DOT: Ramp metering from Mercer Street to I-5 kicks off March 10
SEATTLE - The notoriously congested on-ramps from Mercer Street to Interstate 5 in Seattle will present motorists with a new wrinkle starting next month when ramp metering begins.
Officials with the state Department of Transportation announced the upcoming change in a blog entry Thursday.
"Call it a clog, a slow-down, a standstill or some other colorful phrase, merging onto I-5 from Mercer Street in Seattle can be a trying experience, with backups extending beyond the length of the on-ramp to I-5," according to the blog entry. "Also exasperating - the I-5 drive through Seattle as the onslaught of slow-merging vehicles brings freeway traffic to a halt."
Transportation officials say new signals have been installed along the ramps and will be activated on weekends starting March 10. Weekday metering could begin as early as April 10.
The WSDOT blog says the ramp metering "will help to pace the merging vehicles" and created a video to show how it will work:
Transportation officials also gave this description of how the ramp metering will work:
- On Mercer Street, once you cross Fairview Avenue, you will have two lanes on the ramp to northbound I-5 and three lanes on the ramp to southbound I-5 where you can wait for your green light to merge onto the freeway. The signals will alternate traffic from each lane, and instead of a clogged ramp, picture more of a slow leak of vehicles onto I-5. Gaps between merging vehicles will make the merge easier and reduce the risk of collisions near the I-5 on-ramps.

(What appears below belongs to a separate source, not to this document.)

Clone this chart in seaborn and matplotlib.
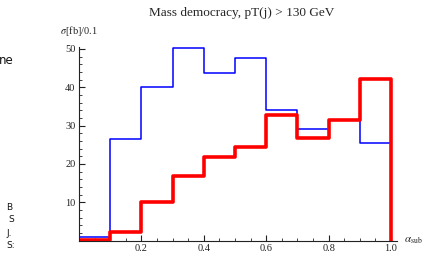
import matplotlib
matplotlib.use("Agg")
import matplotlib.pyplot as plt
import numpy as np
import pandas as pd
import seaborn as sns
from matplotlib.ticker import MultipleLocator, FixedLocator

# bin edges in alpha_sub and cross sections per bin (sigma [fb]/0.1)
edges = [0.0, 0.1, 0.2, 0.3, 0.4, 0.5, 0.6, 0.7, 0.8, 0.9, 1.0]
blue_vals = [0.9, 26.5, 40.0, 50.3, 43.6, 47.7, 34.1, 29.0, 31.5, 25.6]
red_vals = [0.3, 2.35, 10.2, 16.9, 21.8, 24.5, 32.9, 26.7, 31.4, 42.2]
x_ticks = [0.2, 0.4, 0.6, 0.8, 1.0]
y_ticks = [10, 20, 30, 40, 50]
title = "Mass democracy, pT(j) > 130 GeV"


def step_frame(vals, name):
    # steps-post: one point per left edge, last value held to the right edge, then drop to 0
    xs = list(edges) + [edges[-1]]
    ys = list(vals) + [vals[-1], 0.0]
    return pd.DataFrame({"alpha": xs, "sigma": ys, "sample": name})


sns.set_theme(style="ticks")
plt.rcParams["font.family"] = ["Liberation Serif", "DejaVu Serif"]
plt.rcParams["mathtext.fontset"] = "stix"

fig = plt.figure(figsize=(4.25, 2.56), dpi=100)
ax = fig.add_axes([0.1859, 0.0598, 0.7473, 0.758])

df = pd.concat([step_frame(blue_vals, "blue"), step_frame(red_vals, "red")], ignore_index=True)
sns.lineplot(data=df[df["sample"] == "blue"], x="alpha", y="sigma", color="#0000ff",
             linewidth=1.1, drawstyle="steps-post", estimator=None, sort=False, ax=ax)
sns.lineplot(data=df[df["sample"] == "red"], x="alpha", y="sigma", color="#ff0000",
             linewidth=2.6, drawstyle="steps-post", estimator=None, sort=False, ax=ax)

ax.set_xlim(0, 1.018)
ax.set_ylim(0, 50.6)
ax.xaxis.set_major_locator(FixedLocator(x_ticks))
ax.yaxis.set_major_locator(FixedLocator(y_ticks))
ax.xaxis.set_minor_locator(MultipleLocator(0.05))
ax.yaxis.set_minor_locator(MultipleLocator(2))
ax.set_xticklabels([f"{t:.1f}" for t in x_ticks])
ax.set_yticklabels([str(t) for t in y_ticks])
ax.tick_params(which="major", direction="in", length=4, width=0.8, labelsize=7.5,
               pad=2.5, colors="#222222")
ax.tick_params(which="minor", direction="in", length=2, width=0.6, colors="#222222")
ax.set_xlabel("")
ax.set_ylabel("")
sns.despine(ax=ax)
for s in ["left", "bottom"]:
    ax.spines[s].set_linewidth(0.8)
    ax.spines[s].set_color("#222222")

fig.text(242 / 425, 1 - 13 / 256, title, ha="center", va="center", fontsize=9.5)
fig.text(79 / 425, 1 - 31 / 256, r"$\sigma$[fb]/0.1", ha="center", va="center", fontsize=7.5)
fig.text(423 / 425, 1 - 241 / 256, r"$\alpha_{\rm sub}$", ha="right", va="center", fontsize=8)

# clipped fragments at the left edge
frag = dict(family=["DejaVu Sans"], color="#111111")
fig.text(-1 / 425, 1 - 60 / 256, "ne", ha="left", va="center", fontsize=8.5, **frag)
fig.text(6 / 425, 1 - 208 / 256, "B", ha="left", va="center", fontsize=6.5, **frag)
fig.text(8 / 425, 1 - 220 / 256, "S", ha="left", va="center", fontsize=6.5, **frag)
fig.text(6 / 425, 1 - 233 / 256, "J.", ha="left", va="center", fontsize=6.5, **frag)
fig.text(6 / 425, 1 - 245 / 256, "S:", ha="left", va="center", fontsize=6.5, **frag)

fig.savefig("out.png", dpi=100)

- Traffic engineers will monitor congestion and travel times on I-5 to determine when to turn on ramp metering. In coordination with the Seattle Department of Transportation, they will also monitor and adjust the ramp metering when it is active. As far as backups and delays on Mercer Street itself, engineers do not expect any negative effect.
"Many of us can feel a bit stressed looking ahead to merging traffic. Whether merging lanes or merging from the on-ramp to the freeway, predicting fellow driver behavior can be taxing. The new signals will help to ease some of the anxiety by alternating traffic and taking out the guesswork," the WSDOT blog says.
Transportation officials say the ramp metering will create a steadier flow of traffic onto the freeway, reduce freeway travel times and reduce the severity and number of collisions due to merging traffic.
But commenters on KOMO's Facebook page were skeptical about the plan.
"This is not going to end well. It already can take over 30 minutes to get from Lower Queen Anne to the 5 fwy onramps," commented Doug Briggs.
Ryan Bates commented: "Metering won't work when the traffic is not moving anyways. this will just make the mercer corridor even worse than it is."
And Matt Hanaford commented simply: "As if mercer street weren’t bad enough already."
Undaunted DOT officials remained upbeat about the new approach, however.
"We are confident the new meters at this major downtown intersection will help move traffic out of the city safely and with more consistency," the blog says.
And the Seattle Transportation Department says not to worry.
It said in a statement: "The way WSDOT is proposing to meter the Mercer on-ramps should not significantly change how traffic operates on Mercer Street, day to day."